Job: Retype the whole listing verbatim and keep the pictures out of it.

Provided data:
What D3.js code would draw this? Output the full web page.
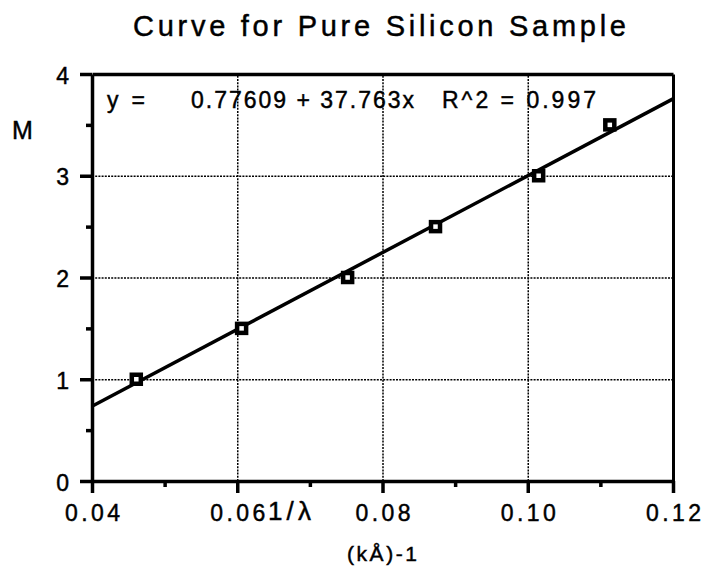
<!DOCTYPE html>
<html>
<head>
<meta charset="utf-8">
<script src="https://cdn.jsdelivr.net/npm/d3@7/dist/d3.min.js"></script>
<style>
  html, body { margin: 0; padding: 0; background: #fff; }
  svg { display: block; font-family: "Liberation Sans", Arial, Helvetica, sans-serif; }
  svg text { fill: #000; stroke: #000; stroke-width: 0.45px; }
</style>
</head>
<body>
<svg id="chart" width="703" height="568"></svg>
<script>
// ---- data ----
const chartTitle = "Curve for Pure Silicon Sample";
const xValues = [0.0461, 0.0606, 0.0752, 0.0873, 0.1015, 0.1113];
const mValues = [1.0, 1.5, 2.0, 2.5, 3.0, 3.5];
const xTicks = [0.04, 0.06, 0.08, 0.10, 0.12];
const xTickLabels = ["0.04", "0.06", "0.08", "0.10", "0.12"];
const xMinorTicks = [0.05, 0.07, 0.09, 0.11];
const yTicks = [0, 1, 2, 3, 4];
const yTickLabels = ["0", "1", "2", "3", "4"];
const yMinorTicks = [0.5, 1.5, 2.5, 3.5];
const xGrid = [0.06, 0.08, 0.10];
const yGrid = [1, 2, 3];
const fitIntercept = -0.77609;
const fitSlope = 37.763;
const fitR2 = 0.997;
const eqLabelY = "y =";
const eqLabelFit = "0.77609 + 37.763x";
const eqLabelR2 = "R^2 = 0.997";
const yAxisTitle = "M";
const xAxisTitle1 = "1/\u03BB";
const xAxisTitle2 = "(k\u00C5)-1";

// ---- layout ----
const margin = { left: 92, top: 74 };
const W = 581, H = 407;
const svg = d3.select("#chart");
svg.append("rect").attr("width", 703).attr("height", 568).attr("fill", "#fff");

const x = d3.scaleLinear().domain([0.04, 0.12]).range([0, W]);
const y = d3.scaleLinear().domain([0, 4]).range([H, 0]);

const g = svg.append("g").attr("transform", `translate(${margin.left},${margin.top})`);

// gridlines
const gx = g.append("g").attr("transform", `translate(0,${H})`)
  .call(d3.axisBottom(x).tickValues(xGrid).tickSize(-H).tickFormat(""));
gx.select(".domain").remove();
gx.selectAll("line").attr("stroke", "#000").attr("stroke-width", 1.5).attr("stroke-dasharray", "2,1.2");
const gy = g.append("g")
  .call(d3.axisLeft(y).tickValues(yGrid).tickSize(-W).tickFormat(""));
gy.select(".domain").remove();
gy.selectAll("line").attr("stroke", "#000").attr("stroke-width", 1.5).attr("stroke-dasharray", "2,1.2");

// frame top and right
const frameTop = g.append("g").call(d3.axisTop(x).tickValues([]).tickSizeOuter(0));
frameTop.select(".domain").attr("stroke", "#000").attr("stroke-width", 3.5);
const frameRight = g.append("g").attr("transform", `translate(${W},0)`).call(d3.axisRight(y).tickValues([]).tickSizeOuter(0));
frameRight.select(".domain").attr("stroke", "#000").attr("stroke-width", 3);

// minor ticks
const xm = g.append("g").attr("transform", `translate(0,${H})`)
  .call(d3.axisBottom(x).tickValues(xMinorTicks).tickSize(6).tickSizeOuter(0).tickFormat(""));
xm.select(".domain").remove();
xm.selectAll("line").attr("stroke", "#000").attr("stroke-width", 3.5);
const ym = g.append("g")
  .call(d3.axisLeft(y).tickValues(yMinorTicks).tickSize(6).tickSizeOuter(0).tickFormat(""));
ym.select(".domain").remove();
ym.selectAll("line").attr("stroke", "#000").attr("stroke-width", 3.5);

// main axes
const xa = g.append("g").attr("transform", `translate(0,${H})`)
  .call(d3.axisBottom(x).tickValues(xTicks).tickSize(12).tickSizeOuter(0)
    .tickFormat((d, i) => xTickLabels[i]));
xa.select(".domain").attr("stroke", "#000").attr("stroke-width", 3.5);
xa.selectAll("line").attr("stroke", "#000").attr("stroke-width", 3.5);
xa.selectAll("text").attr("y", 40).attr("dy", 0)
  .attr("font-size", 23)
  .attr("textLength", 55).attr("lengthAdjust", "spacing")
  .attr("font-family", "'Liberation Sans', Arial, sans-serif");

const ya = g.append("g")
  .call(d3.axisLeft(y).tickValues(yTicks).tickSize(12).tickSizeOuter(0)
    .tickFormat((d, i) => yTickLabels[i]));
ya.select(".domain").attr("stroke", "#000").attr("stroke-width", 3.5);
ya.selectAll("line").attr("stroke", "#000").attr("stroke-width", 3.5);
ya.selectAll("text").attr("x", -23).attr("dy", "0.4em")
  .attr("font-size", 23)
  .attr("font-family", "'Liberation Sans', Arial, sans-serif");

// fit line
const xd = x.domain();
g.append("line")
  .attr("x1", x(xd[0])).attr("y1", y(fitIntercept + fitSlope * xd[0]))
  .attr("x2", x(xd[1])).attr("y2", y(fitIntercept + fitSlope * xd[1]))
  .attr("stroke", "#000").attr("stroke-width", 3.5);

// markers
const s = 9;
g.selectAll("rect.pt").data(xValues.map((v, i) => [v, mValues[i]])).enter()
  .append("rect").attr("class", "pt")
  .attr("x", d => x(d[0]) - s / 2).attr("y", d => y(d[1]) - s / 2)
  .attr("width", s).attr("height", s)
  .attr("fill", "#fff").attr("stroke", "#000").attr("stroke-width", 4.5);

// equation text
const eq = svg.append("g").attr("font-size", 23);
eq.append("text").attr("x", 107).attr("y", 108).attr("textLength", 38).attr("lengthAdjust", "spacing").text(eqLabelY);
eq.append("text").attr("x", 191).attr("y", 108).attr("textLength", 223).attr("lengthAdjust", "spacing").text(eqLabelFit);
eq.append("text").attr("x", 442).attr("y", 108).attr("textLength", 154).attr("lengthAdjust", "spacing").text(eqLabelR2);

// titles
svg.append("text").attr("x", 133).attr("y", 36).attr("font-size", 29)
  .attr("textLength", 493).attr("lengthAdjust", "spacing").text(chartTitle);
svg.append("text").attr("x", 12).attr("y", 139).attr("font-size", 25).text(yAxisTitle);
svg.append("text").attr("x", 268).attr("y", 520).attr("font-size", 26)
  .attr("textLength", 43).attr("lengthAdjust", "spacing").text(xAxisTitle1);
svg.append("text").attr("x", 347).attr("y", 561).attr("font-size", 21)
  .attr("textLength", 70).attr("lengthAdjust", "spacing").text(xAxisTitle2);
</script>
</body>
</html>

Expected answer:
What D3.js code would draw this? Output the full web page.
<!DOCTYPE html>
<html>
<head>
<meta charset="utf-8">
<script src="https://cdn.jsdelivr.net/npm/d3@7/dist/d3.min.js"></script>
<style>
  html, body { margin: 0; padding: 0; background: #fff; }
  svg { display: block; font-family: "Liberation Sans", Arial, Helvetica, sans-serif; }
  svg text { fill: #000; stroke: #000; stroke-width: 0.45px; }
</style>
</head>
<body>
<svg id="chart" width="703" height="568"></svg>
<script>
// ---- data ----
const chartTitle = "Curve for Pure Silicon Sample";
const xValues = [0.0461, 0.0606, 0.0752, 0.0873, 0.1015, 0.1113];
const mValues = [1.0, 1.5, 2.0, 2.5, 3.0, 3.5];
const xTicks = [0.04, 0.06, 0.08, 0.10, 0.12];
const xTickLabels = ["0.04", "0.06", "0.08", "0.10", "0.12"];
const xMinorTicks = [0.05, 0.07, 0.09, 0.11];
const yTicks = [0, 1, 2, 3, 4];
const yTickLabels = ["0", "1", "2", "3", "4"];
const yMinorTicks = [0.5, 1.5, 2.5, 3.5];
const xGrid = [0.06, 0.08, 0.10];
const yGrid = [1, 2, 3];
const fitIntercept = -0.77609;
const fitSlope = 37.763;
const fitR2 = 0.997;
const eqLabelY = "y =";
const eqLabelFit = "0.77609 + 37.763x";
const eqLabelR2 = "R^2 = 0.997";
const yAxisTitle = "M";
const xAxisTitle1 = "1/\u03BB";
const xAxisTitle2 = "(k\u00C5)-1";

// ---- layout ----
const margin = { left: 92, top: 74 };
const W = 581, H = 407;
const svg = d3.select("#chart");
svg.append("rect").attr("width", 703).attr("height", 568).attr("fill", "#fff");

const x = d3.scaleLinear().domain([0.04, 0.12]).range([0, W]);
const y = d3.scaleLinear().domain([0, 4]).range([H, 0]);

const g = svg.append("g").attr("transform", `translate(${margin.left},${margin.top})`);

// gridlines
const gx = g.append("g").attr("transform", `translate(0,${H})`)
  .call(d3.axisBottom(x).tickValues(xGrid).tickSize(-H).tickFormat(""));
gx.select(".domain").remove();
gx.selectAll("line").attr("stroke", "#000").attr("stroke-width", 1.5).attr("stroke-dasharray", "2,1.2");
const gy = g.append("g")
  .call(d3.axisLeft(y).tickValues(yGrid).tickSize(-W).tickFormat(""));
gy.select(".domain").remove();
gy.selectAll("line").attr("stroke", "#000").attr("stroke-width", 1.5).attr("stroke-dasharray", "2,1.2");

// frame top and right
const frameTop = g.append("g").call(d3.axisTop(x).tickValues([]).tickSizeOuter(0));
frameTop.select(".domain").attr("stroke", "#000").attr("stroke-width", 3.5);
const frameRight = g.append("g").attr("transform", `translate(${W},0)`).call(d3.axisRight(y).tickValues([]).tickSizeOuter(0));
frameRight.select(".domain").attr("stroke", "#000").attr("stroke-width", 3);

// minor ticks
const xm = g.append("g").attr("transform", `translate(0,${H})`)
  .call(d3.axisBottom(x).tickValues(xMinorTicks).tickSize(6).tickSizeOuter(0).tickFormat(""));
xm.select(".domain").remove();
xm.selectAll("line").attr("stroke", "#000").attr("stroke-width", 3.5);
const ym = g.append("g")
  .call(d3.axisLeft(y).tickValues(yMinorTicks).tickSize(6).tickSizeOuter(0).tickFormat(""));
ym.select(".domain").remove();
ym.selectAll("line").attr("stroke", "#000").attr("stroke-width", 3.5);

// main axes
const xa = g.append("g").attr("transform", `translate(0,${H})`)
  .call(d3.axisBottom(x).tickValues(xTicks).tickSize(12).tickSizeOuter(0)
    .tickFormat((d, i) => xTickLabels[i]));
xa.select(".domain").attr("stroke", "#000").attr("stroke-width", 3.5);
xa.selectAll("line").attr("stroke", "#000").attr("stroke-width", 3.5);
xa.selectAll("text").attr("y", 40).attr("dy", 0)
  .attr("font-size", 23)
  .attr("textLength", 55).attr("lengthAdjust", "spacing")
  .attr("font-family", "'Liberation Sans', Arial, sans-serif");

const ya = g.append("g")
  .call(d3.axisLeft(y).tickValues(yTicks).tickSize(12).tickSizeOuter(0)
    .tickFormat((d, i) => yTickLabels[i]));
ya.select(".domain").attr("stroke", "#000").attr("stroke-width", 3.5);
ya.selectAll("line").attr("stroke", "#000").attr("stroke-width", 3.5);
ya.selectAll("text").attr("x", -23).attr("dy", "0.4em")
  .attr("font-size", 23)
  .attr("font-family", "'Liberation Sans', Arial, sans-serif");

// fit line
const xd = x.domain();
g.append("line")
  .attr("x1", x(xd[0])).attr("y1", y(fitIntercept + fitSlope * xd[0]))
  .attr("x2", x(xd[1])).attr("y2", y(fitIntercept + fitSlope * xd[1]))
  .attr("stroke", "#000").attr("stroke-width", 3.5);

// markers
const s = 9;
g.selectAll("rect.pt").data(xValues.map((v, i) => [v, mValues[i]])).enter()
  .append("rect").attr("class", "pt")
  .attr("x", d => x(d[0]) - s / 2).attr("y", d => y(d[1]) - s / 2)
  .attr("width", s).attr("height", s)
  .attr("fill", "#fff").attr("stroke", "#000").attr("stroke-width", 4.5);

// equation text
const eq = svg.append("g").attr("font-size", 23);
eq.append("text").attr("x", 107).attr("y", 108).attr("textLength", 38).attr("lengthAdjust", "spacing").text(eqLabelY);
eq.append("text").attr("x", 191).attr("y", 108).attr("textLength", 223).attr("lengthAdjust", "spacing").text(eqLabelFit);
eq.append("text").attr("x", 442).attr("y", 108).attr("textLength", 154).attr("lengthAdjust", "spacing").text(eqLabelR2);

// titles
svg.append("text").attr("x", 133).attr("y", 36).attr("font-size", 29)
  .attr("textLength", 493).attr("lengthAdjust", "spacing").text(chartTitle);
svg.append("text").attr("x", 12).attr("y", 139).attr("font-size", 25).text(yAxisTitle);
svg.append("text").attr("x", 268).attr("y", 520).attr("font-size", 26)
  .attr("textLength", 43).attr("lengthAdjust", "spacing").text(xAxisTitle1);
svg.append("text").attr("x", 347).attr("y", 561).attr("font-size", 21)
  .attr("textLength", 70).attr("lengthAdjust", "spacing").text(xAxisTitle2);
</script>
</body>
</html>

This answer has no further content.